| WRITTEN INSTRUCTION |
Reproduce the lines below exactly, from the one containing "Write the Chart.js code for this chart." through the one containing "const yTicks = [60, 70, 80, 90, 100, 110, 120];", both included. Leave out any pictures.

| RECORDS TO USE |
>>>>

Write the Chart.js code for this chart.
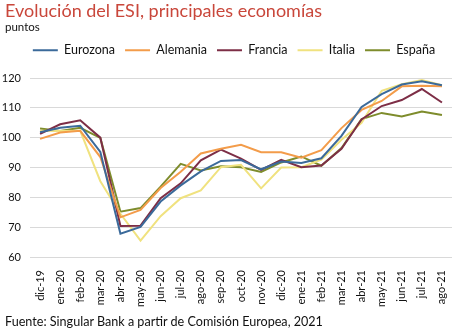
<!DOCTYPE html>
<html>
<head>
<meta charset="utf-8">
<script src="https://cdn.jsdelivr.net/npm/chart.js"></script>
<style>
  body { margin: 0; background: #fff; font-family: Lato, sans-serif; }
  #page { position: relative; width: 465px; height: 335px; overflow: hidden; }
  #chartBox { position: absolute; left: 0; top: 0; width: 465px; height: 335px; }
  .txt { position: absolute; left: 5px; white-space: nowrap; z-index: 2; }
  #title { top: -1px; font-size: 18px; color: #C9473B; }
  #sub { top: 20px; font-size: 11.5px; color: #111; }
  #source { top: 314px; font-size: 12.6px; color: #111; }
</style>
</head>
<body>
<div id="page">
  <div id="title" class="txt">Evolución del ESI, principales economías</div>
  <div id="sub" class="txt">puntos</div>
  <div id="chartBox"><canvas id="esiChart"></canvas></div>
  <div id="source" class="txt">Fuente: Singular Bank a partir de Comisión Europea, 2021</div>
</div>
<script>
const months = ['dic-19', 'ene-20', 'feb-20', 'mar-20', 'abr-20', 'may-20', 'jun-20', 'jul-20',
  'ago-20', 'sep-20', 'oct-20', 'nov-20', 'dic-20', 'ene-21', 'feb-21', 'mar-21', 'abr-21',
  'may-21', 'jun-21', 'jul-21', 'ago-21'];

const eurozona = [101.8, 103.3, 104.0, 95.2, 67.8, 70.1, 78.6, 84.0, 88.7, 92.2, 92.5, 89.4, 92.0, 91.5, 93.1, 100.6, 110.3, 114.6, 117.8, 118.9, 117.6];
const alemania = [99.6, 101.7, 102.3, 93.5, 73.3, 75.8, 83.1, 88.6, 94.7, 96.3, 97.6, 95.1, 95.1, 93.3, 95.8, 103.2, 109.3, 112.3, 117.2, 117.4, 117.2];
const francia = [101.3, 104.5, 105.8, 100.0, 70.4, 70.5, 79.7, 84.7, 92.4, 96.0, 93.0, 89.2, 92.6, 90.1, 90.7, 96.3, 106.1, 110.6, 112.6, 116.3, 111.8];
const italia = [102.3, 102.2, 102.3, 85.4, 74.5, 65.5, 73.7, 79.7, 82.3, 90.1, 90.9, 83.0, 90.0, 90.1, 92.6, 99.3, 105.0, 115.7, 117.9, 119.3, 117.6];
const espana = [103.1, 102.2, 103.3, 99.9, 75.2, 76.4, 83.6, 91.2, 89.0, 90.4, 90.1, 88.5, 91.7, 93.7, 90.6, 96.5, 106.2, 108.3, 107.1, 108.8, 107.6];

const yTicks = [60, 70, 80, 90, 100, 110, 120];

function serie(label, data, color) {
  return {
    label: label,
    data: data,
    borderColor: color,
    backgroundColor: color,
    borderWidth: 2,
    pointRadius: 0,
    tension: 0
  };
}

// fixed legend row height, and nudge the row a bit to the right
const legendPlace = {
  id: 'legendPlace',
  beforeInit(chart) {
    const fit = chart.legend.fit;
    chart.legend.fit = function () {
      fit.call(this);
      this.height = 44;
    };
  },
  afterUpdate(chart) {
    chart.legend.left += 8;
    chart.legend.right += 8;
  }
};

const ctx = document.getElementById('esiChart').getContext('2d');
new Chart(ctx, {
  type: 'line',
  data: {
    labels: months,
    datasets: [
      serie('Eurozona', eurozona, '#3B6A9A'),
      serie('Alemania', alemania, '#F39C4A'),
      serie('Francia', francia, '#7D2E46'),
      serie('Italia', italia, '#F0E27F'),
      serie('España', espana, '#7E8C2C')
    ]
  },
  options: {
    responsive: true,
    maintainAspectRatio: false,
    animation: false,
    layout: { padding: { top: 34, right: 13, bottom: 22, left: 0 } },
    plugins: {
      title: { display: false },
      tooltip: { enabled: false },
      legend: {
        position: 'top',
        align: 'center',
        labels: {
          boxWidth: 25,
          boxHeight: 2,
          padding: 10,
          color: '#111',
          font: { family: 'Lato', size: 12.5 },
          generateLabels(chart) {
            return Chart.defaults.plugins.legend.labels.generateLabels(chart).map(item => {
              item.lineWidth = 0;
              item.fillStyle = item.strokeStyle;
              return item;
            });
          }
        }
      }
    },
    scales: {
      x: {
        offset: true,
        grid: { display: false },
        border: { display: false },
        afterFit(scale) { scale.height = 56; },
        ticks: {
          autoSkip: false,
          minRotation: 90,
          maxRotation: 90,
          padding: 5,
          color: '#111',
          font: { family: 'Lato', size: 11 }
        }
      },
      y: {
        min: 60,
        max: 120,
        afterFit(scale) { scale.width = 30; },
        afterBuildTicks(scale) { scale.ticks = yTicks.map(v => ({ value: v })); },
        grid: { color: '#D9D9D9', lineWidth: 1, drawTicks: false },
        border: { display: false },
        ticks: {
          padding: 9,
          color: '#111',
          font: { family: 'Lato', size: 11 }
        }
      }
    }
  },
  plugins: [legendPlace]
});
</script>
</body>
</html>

<<<<
>>>>

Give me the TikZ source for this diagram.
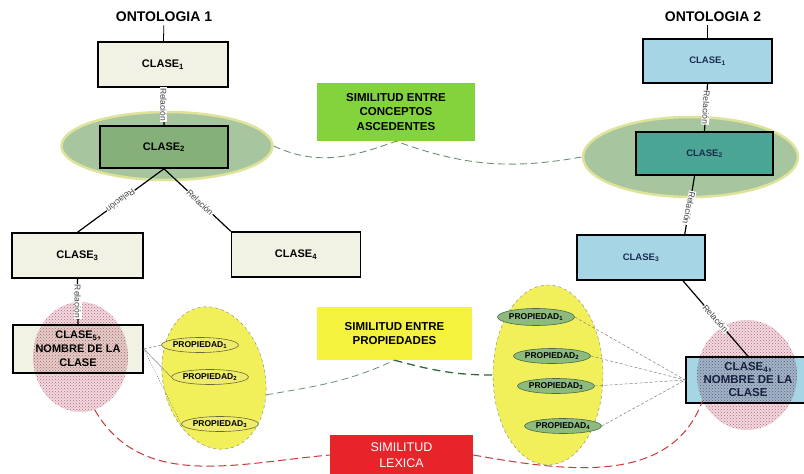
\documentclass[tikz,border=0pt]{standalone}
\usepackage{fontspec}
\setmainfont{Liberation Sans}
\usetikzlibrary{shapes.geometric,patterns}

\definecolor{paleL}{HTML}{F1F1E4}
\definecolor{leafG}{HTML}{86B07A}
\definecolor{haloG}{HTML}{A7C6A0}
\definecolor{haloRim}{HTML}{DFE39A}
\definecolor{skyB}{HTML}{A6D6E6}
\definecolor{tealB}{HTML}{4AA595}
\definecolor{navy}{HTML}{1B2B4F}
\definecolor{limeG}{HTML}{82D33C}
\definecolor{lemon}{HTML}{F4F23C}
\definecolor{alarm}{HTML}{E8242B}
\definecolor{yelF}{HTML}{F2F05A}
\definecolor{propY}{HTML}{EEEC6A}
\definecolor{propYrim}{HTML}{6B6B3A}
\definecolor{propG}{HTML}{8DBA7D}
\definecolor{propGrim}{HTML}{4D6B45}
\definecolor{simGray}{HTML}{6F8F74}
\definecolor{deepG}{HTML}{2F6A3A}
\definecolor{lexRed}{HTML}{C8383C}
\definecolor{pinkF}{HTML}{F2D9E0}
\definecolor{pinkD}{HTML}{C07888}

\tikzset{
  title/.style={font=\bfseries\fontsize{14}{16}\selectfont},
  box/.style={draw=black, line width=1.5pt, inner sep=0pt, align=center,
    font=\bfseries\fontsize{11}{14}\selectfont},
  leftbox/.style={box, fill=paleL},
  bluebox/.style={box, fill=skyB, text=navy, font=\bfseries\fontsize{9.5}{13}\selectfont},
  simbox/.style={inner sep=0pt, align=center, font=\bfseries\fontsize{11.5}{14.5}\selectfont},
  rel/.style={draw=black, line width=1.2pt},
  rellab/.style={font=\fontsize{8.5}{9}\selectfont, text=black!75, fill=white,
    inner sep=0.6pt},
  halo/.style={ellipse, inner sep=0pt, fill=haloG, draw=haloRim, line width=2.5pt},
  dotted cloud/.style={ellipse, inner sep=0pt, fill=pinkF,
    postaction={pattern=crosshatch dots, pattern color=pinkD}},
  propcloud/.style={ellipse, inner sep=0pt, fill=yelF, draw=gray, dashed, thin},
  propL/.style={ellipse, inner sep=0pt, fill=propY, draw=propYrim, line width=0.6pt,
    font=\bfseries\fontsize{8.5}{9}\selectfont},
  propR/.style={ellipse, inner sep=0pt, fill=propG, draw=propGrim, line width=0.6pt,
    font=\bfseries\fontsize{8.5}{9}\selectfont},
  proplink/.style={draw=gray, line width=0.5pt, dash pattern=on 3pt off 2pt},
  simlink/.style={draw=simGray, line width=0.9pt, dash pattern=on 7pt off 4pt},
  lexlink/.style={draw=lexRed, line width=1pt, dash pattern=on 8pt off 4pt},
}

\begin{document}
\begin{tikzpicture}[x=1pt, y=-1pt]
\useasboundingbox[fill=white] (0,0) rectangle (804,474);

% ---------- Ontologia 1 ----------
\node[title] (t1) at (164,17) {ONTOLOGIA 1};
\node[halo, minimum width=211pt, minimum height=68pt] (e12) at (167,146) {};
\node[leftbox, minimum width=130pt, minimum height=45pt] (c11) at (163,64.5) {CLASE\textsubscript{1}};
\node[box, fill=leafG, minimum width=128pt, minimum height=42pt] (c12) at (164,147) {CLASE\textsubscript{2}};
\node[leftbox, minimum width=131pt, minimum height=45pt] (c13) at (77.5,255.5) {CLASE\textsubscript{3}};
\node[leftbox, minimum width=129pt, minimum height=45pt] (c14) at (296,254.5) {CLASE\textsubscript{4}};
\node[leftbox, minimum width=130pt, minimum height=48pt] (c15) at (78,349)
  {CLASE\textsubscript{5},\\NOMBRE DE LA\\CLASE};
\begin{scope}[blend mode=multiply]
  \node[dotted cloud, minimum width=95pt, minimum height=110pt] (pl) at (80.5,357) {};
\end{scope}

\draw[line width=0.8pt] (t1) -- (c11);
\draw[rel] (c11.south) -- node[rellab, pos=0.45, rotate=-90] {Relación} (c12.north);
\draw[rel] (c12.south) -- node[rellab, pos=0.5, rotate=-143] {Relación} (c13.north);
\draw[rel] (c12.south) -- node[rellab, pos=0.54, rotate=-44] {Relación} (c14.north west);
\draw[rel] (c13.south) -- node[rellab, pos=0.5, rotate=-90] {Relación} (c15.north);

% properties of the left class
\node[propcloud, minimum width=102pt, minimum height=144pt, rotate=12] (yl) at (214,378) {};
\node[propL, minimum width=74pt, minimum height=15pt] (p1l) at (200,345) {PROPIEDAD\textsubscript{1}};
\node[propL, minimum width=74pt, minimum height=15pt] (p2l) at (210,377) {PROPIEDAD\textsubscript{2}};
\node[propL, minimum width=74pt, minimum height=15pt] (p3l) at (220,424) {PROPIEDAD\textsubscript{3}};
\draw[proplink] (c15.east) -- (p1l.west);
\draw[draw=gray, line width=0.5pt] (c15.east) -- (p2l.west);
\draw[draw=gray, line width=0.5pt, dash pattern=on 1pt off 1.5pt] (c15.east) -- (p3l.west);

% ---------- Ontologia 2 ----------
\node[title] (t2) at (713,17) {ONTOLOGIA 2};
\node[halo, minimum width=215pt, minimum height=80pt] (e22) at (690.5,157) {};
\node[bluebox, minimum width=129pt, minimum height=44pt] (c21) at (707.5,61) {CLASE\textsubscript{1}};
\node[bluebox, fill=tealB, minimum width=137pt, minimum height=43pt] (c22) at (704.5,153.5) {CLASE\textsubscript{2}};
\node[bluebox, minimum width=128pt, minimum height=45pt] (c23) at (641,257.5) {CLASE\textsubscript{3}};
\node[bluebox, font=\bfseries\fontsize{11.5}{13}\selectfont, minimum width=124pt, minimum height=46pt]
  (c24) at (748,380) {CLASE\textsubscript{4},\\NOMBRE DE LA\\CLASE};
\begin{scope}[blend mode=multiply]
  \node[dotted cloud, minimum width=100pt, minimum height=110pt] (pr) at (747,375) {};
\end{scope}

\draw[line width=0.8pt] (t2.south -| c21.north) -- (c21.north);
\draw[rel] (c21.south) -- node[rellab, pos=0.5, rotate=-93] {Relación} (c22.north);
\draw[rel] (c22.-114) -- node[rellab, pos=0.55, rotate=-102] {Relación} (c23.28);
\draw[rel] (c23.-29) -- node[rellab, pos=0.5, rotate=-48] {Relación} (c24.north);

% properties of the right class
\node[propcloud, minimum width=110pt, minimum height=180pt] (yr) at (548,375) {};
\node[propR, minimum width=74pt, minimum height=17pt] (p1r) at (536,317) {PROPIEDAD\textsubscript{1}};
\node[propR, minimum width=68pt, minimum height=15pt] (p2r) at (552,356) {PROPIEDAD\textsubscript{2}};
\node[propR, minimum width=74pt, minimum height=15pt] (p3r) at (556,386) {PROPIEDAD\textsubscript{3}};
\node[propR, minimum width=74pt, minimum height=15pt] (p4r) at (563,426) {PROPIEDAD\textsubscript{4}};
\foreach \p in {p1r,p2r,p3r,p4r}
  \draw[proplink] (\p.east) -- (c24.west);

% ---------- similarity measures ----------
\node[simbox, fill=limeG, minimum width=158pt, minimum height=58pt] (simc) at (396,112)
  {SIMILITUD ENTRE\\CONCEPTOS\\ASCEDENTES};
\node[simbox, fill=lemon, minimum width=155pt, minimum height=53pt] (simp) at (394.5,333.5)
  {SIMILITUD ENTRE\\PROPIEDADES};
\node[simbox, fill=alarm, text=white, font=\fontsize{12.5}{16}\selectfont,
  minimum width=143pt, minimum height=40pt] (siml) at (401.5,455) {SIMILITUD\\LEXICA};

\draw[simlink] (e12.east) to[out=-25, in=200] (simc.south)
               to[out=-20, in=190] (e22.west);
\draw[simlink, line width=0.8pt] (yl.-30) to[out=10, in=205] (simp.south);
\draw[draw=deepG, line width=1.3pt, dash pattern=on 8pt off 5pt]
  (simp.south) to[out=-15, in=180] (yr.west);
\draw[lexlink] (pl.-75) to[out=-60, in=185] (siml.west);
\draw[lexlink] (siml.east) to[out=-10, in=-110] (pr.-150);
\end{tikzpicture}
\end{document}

<<<<
>>>>

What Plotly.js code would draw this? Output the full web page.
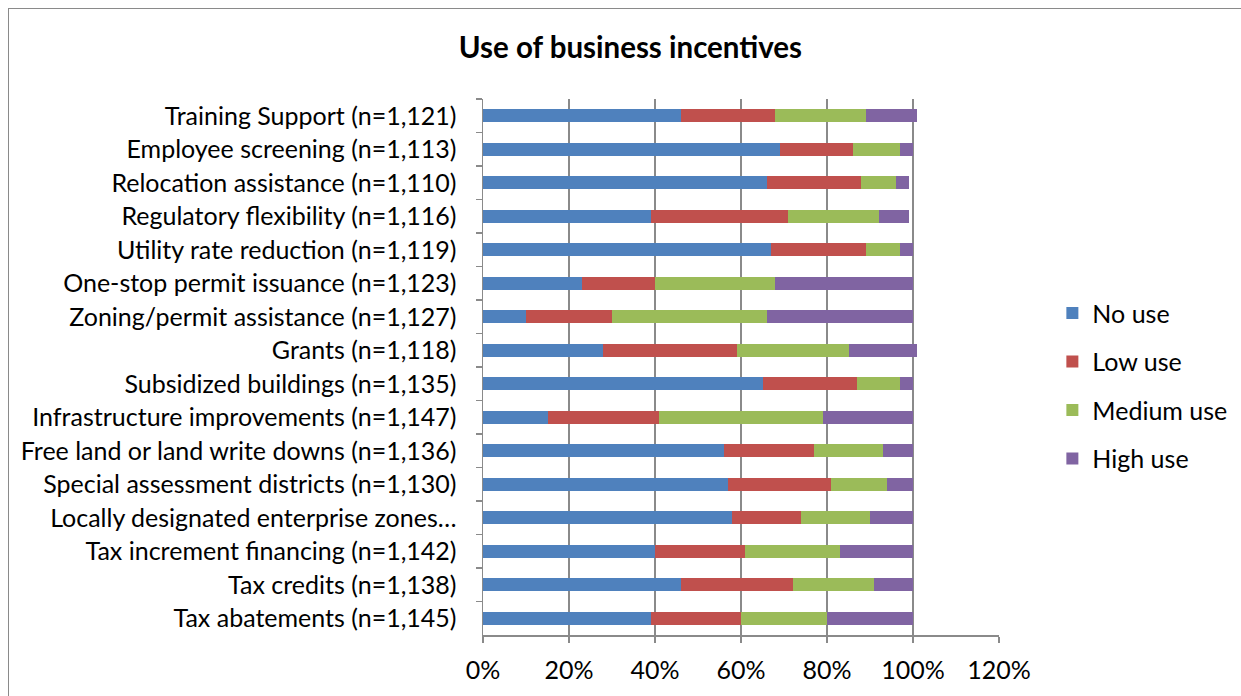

<<<<

| TASK RESPONSE |
Write the Chart.js code for this chart.
<!DOCTYPE html>
<html>
<head>
<meta charset="utf-8">
<script src="https://cdn.jsdelivr.net/npm/chart.js"></script>
<style>
  body { margin: 0; background: #fff; font-family: Lato, sans-serif; }
  #page { position: relative; width: 465px; height: 335px; overflow: hidden; }
  #chartBox { position: absolute; left: 0; top: 0; width: 465px; height: 335px; }
  .txt { position: absolute; left: 5px; white-space: nowrap; z-index: 2; }
  #title { top: -1px; font-size: 18px; color: #C9473B; }
  #sub { top: 20px; font-size: 11.5px; color: #111; }
  #source { top: 314px; font-size: 12.6px; color: #111; }
</style>
</head>
<body>
<div id="page">
  <div id="title" class="txt">Evolución del ESI, principales economías</div>
  <div id="sub" class="txt">puntos</div>
  <div id="chartBox"><canvas id="esiChart"></canvas></div>
  <div id="source" class="txt">Fuente: Singular Bank a partir de Comisión Europea, 2021</div>
</div>
<script>
const months = ['dic-19', 'ene-20', 'feb-20', 'mar-20', 'abr-20', 'may-20', 'jun-20', 'jul-20',
  'ago-20', 'sep-20', 'oct-20', 'nov-20', 'dic-20', 'ene-21', 'feb-21', 'mar-21', 'abr-21',
  'may-21', 'jun-21', 'jul-21', 'ago-21'];

const eurozona = [101.8, 103.3, 104.0, 95.2, 67.8, 70.1, 78.6, 84.0, 88.7, 92.2, 92.5, 89.4, 92.0, 91.5, 93.1, 100.6, 110.3, 114.6, 117.8, 118.9, 117.6];
const alemania = [99.6, 101.7, 102.3, 93.5, 73.3, 75.8, 83.1, 88.6, 94.7, 96.3, 97.6, 95.1, 95.1, 93.3, 95.8, 103.2, 109.3, 112.3, 117.2, 117.4, 117.2];
const francia = [101.3, 104.5, 105.8, 100.0, 70.4, 70.5, 79.7, 84.7, 92.4, 96.0, 93.0, 89.2, 92.6, 90.1, 90.7, 96.3, 106.1, 110.6, 112.6, 116.3, 111.8];
const italia = [102.3, 102.2, 102.3, 85.4, 74.5, 65.5, 73.7, 79.7, 82.3, 90.1, 90.9, 83.0, 90.0, 90.1, 92.6, 99.3, 105.0, 115.7, 117.9, 119.3, 117.6];
const espana = [103.1, 102.2, 103.3, 99.9, 75.2, 76.4, 83.6, 91.2, 89.0, 90.4, 90.1, 88.5, 91.7, 93.7, 90.6, 96.5, 106.2, 108.3, 107.1, 108.8, 107.6];

const yTicks = [60, 70, 80, 90, 100, 110, 120];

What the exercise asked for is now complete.